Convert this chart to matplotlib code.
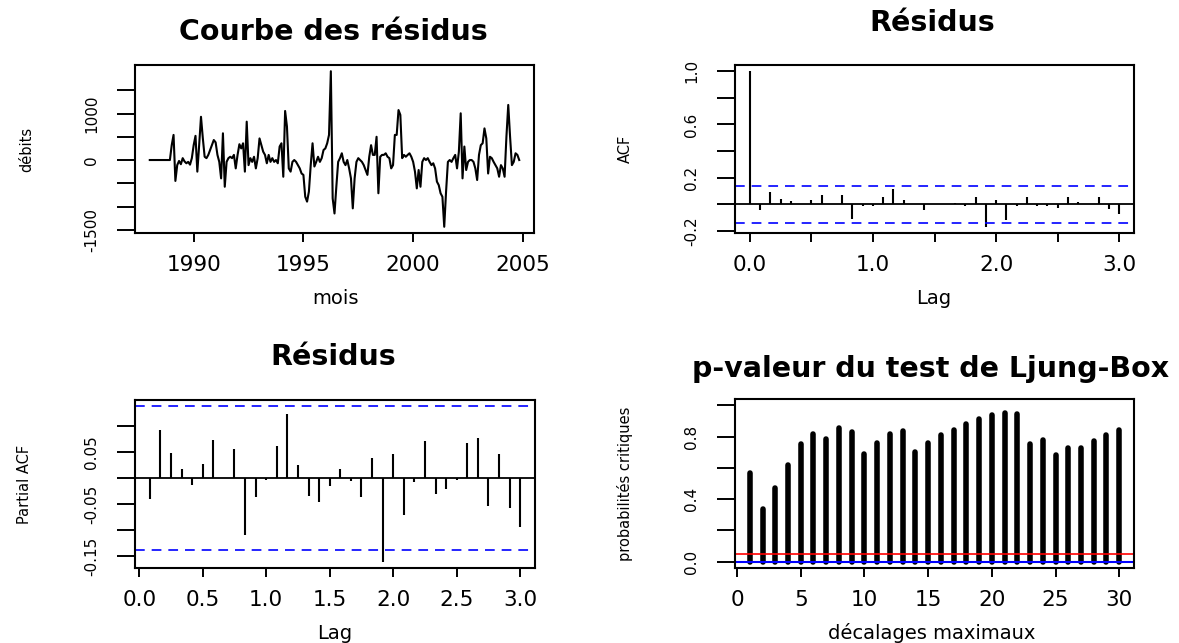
import matplotlib
matplotlib.use('Agg')
import matplotlib.pyplot as plt
import numpy as np

plt.rcParams['font.family'] = ['DejaVu Sans']
plt.rcParams['lines.scale_dashes'] = False

# ---------------- data ----------------
residus = [0, 0, 0, 0, 0, 0, 0, 0, 0, 0, 0, 0,
           320, 540, -450, -110, -20, -90, 40, -30, -70, -40, -100, 40,
           320, 520, -250, 320, 930, 470, 70, 40, 110, 215, 320, 430,
           380, 110, -40, -395, 575, -575, -40, 40, 70, 40, 110, -180,
           110, 340, 250, 360, -250, 825, -110, 40, -40, 70, -180, 40,
           465, 320, 180, 110, -70, 110, -40, 40, -40, 0, -70, 290,
           360, -360, 1055, 720, -180, -250, -40, 0, -40, -110, -180, -290,
           -320, -790, -895, -680, -110, 360, -140, -40, 70, -40, 40, 215,
           250, 360, 540, 1910, -825, -1150, -575, -40, 40, 145, -40, -110,
           0, -180, -395, -1040, -395, -40, 40, 0, -40, -110, -215, -320,
           70, 320, 110, 110, 500, -715, 70, 110, 110, 145, 70, 40,
           -180, -110, 540, 540, 1075, 970, 40, 110, 70, 110, 145, 70,
           -40, -250, -610, -215, -575, -40, 40, 0, 40, -40, -110, -70,
           -180, -465, -540, -715, -790, -1436, -680, -40, 0, -40, 40, 110,
           -180, 180, 1005, -395, 290, -215, -40, 0, 0, -40, -180, -430,
           110, 320, 360, 680, 465, -290, 70, 40, -40, -110, -180, -360,
           -110, -180, -360, 500, 1185, 500, -110, -40, 145, 110, 0]
annee_debut = 1988

acf_vals = [1.0, -0.040, 0.096, 0.042, 0.025, 0.003, 0.035, 0.069, 0.002, 0.069,
            -0.106, -0.015, -0.015, 0.052, 0.116, 0.035, 0.001, -0.044, 0.002, 0.001,
            0.007, -0.015, 0.059, -0.168, 0.035, -0.114, -0.015, 0.059, -0.015, -0.015,
            -0.027, 0.059, 0.017, 0.002, 0.052, -0.032, -0.069]

pacf_vals = [-0.040, 0.093, 0.049, 0.018, -0.013, 0.028, 0.074, 0.001, 0.056, -0.110,
             -0.037, -0.003, 0.063, 0.124, 0.026, -0.034, -0.045, -0.015, 0.017, -0.006,
             -0.037, 0.040, -0.161, 0.047, -0.071, -0.008, 0.071, -0.031, -0.021, -0.003,
             0.068, 0.077, -0.053, 0.047, -0.057, -0.094]

lb_lags = list(range(1, 31))
lb_pvals = [0.565, 0.338, 0.472, 0.620, 0.750, 0.818, 0.786, 0.856, 0.827, 0.690,
            0.757, 0.818, 0.833, 0.704, 0.757, 0.812, 0.841, 0.880, 0.909, 0.935,
            0.949, 0.947, 0.750, 0.780, 0.680, 0.725, 0.725, 0.772, 0.812, 0.839]

clim = 0.139

# ---------------- layout helpers ----------------
W, H = 1179, 643
fig = plt.figure(figsize=(W / 100, H / 100), dpi=100)

def ax_px(l, t, r, b):
    return fig.add_axes([l / W, 1 - b / H, (r - l) / W, (b - t) / H])

def fx(x):
    return x / W

def fy(y):
    return 1 - y / H

XTICKFS = 15.5
YTICKFS = 11
LABFS = 14
YLABFS = 10.5
TITFS = 20.5

def style(ax):
    for s in ax.spines.values():
        s.set_linewidth(1.5)
    ax.tick_params(axis='x', length=6.5, width=1.4, pad=9, labelsize=XTICKFS, direction='out')
    ax.tick_params(axis='y', length=12.7, width=1.4, pad=13, labelsize=YTICKFS, direction='out',
                   labelrotation=90)
    for lbl in ax.get_yticklabels():
        lbl.set_va('center')

def pad4(lo, hi):
    r = hi - lo
    return lo - 0.04 * r, hi + 0.04 * r

# ---------------- top-left: residual curve ----------------
ax1 = ax_px(135, 65, 534, 233)
res = np.array(residus, dtype=float)
t = annee_debut + np.arange(len(res)) / 12.0
ax1.plot(t, res, color='black', lw=1.5)
ax1.set_xlim(*pad4(t.min(), t.max()))
ax1.set_ylim(*pad4(res.min(), res.max()))
ax1.set_xticks([1990, 1995, 2000, 2005])
ax1.set_xticklabels(['1990', '1995', '2000', '2005'])
yt = [-1500, -1000, -500, 0, 500, 1000, 1500]
ax1.set_yticks(yt)
ax1.set_yticklabels(['-1500', '', '', '0', '', '1000', ''])
style(ax1)
fig.text(fx(333), fy(40), 'Courbe des résidus', ha='center', va='baseline',
         fontsize=TITFS, fontweight='bold')
fig.text(fx(335), fy(304), 'mois', ha='center', va='baseline', fontsize=LABFS)
fig.text(fx(27), fy(149), 'débits', ha='center', va='center', rotation=90, fontsize=YLABFS)

# ---------------- top-right: ACF ----------------
ax2 = ax_px(735, 65, 1134, 233)
acf = np.array(acf_vals)
lag_acf = np.arange(len(acf)) / 12.0
ax2.vlines(lag_acf, 0, acf, color='black', lw=1.5)
ax2.axhline(0, color='black', lw=1.3)
for c in (clim, -clim):
    ax2.axhline(c, color='blue', lw=1.2, linestyle=(0, (7, 5)))
ax2.set_xlim(*pad4(lag_acf.min(), lag_acf.max()))
ax2.set_ylim(*pad4(min(acf.min(), -clim), max(acf.max(), clim)))
ax2.set_xticks([0, 0.5, 1.0, 1.5, 2.0, 2.5, 3.0])
ax2.set_xticklabels(['0.0', '', '1.0', '', '2.0', '', '3.0'])
ax2.set_yticks([-0.2, 0.0, 0.2, 0.4, 0.6, 0.8, 1.0])
ax2.set_yticklabels(['-0.2', '', '0.2', '', '0.6', '', '1.0'])
style(ax2)
fig.text(fx(932), fy(31), 'Résidus', ha='center', va='baseline',
         fontsize=TITFS, fontweight='bold')
fig.text(fx(934), fy(304), 'Lag', ha='center', va='baseline', fontsize=LABFS)
fig.text(fx(625), fy(149), 'ACF', ha='center', va='center', rotation=90, fontsize=YLABFS)

# ---------------- bottom-left: PACF ----------------
ax3 = ax_px(135, 400, 535, 568)
pacf = np.array(pacf_vals)
lag_pacf = np.arange(1, len(pacf) + 1) / 12.0
ax3.vlines(lag_pacf, 0, pacf, color='black', lw=1.5)
ax3.axhline(0, color='black', lw=1.3)
for c in (clim, -clim):
    ax3.axhline(c, color='blue', lw=1.2, linestyle=(0, (7, 5)))
ax3.set_xlim(*pad4(lag_pacf.min(), lag_pacf.max()))
ax3.set_ylim(*pad4(min(pacf.min(), -clim), max(pacf.max(), clim)))
ax3.set_xticks([0, 0.5, 1.0, 1.5, 2.0, 2.5, 3.0])
ax3.set_xticklabels(['0.0', '0.5', '1.0', '1.5', '2.0', '2.5', '3.0'])
ax3.set_yticks([-0.15, -0.10, -0.05, 0.0, 0.05, 0.10])
ax3.set_yticklabels(['-0.15', '', '-0.05', '', '0.05', ''])
style(ax3)
fig.text(fx(333), fy(365), 'Résidus', ha='center', va='baseline',
         fontsize=TITFS, fontweight='bold')
fig.text(fx(335), fy(639), 'Lag', ha='center', va='baseline', fontsize=LABFS)
fig.text(fx(25), fy(484), 'Partial ACF', ha='center', va='center', rotation=90, fontsize=YLABFS)

# ---------------- bottom-right: Ljung-Box p-values ----------------
ax4 = ax_px(735, 399, 1134, 568)
lbx = np.array(lb_lags, dtype=float)
lbp = np.array(lb_pvals)
ax4.vlines(lbx, 0, lbp, color='black', lw=4.0, capstyle='round')
ax4.axhline(0.05, color='red', lw=1.2)
ax4.axhline(0, color='blue', lw=1.5)
ax4.set_xlim(*pad4(lbx.min(), lbx.max()))
ax4.set_ylim(*pad4(0, 1))
ax4.set_xticks([0, 5, 10, 15, 20, 25, 30])
ax4.set_xticklabels(['0', '5', '10', '15', '20', '25', '30'])
ax4.set_yticks([0.0, 0.2, 0.4, 0.6, 0.8, 1.0])
ax4.set_yticklabels(['0.0', '', '0.4', '', '0.8', ''])
style(ax4)
fig.text(fx(931), fy(377), 'p-valeur du test de Ljung-Box', ha='center', va='baseline',
         fontsize=TITFS, fontweight='bold')
fig.text(fx(932), fy(639), 'décalages maximaux', ha='center', va='baseline', fontsize=LABFS)
fig.text(fx(625), fy(484), 'probabilités critiques', ha='center', va='center', rotation=90,
         fontsize=YLABFS)

fig.savefig('out.png', dpi=100)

* Work to complete
Give only the number of lines in the material above that hold the word "matplotlib".

* Response to the exercise
4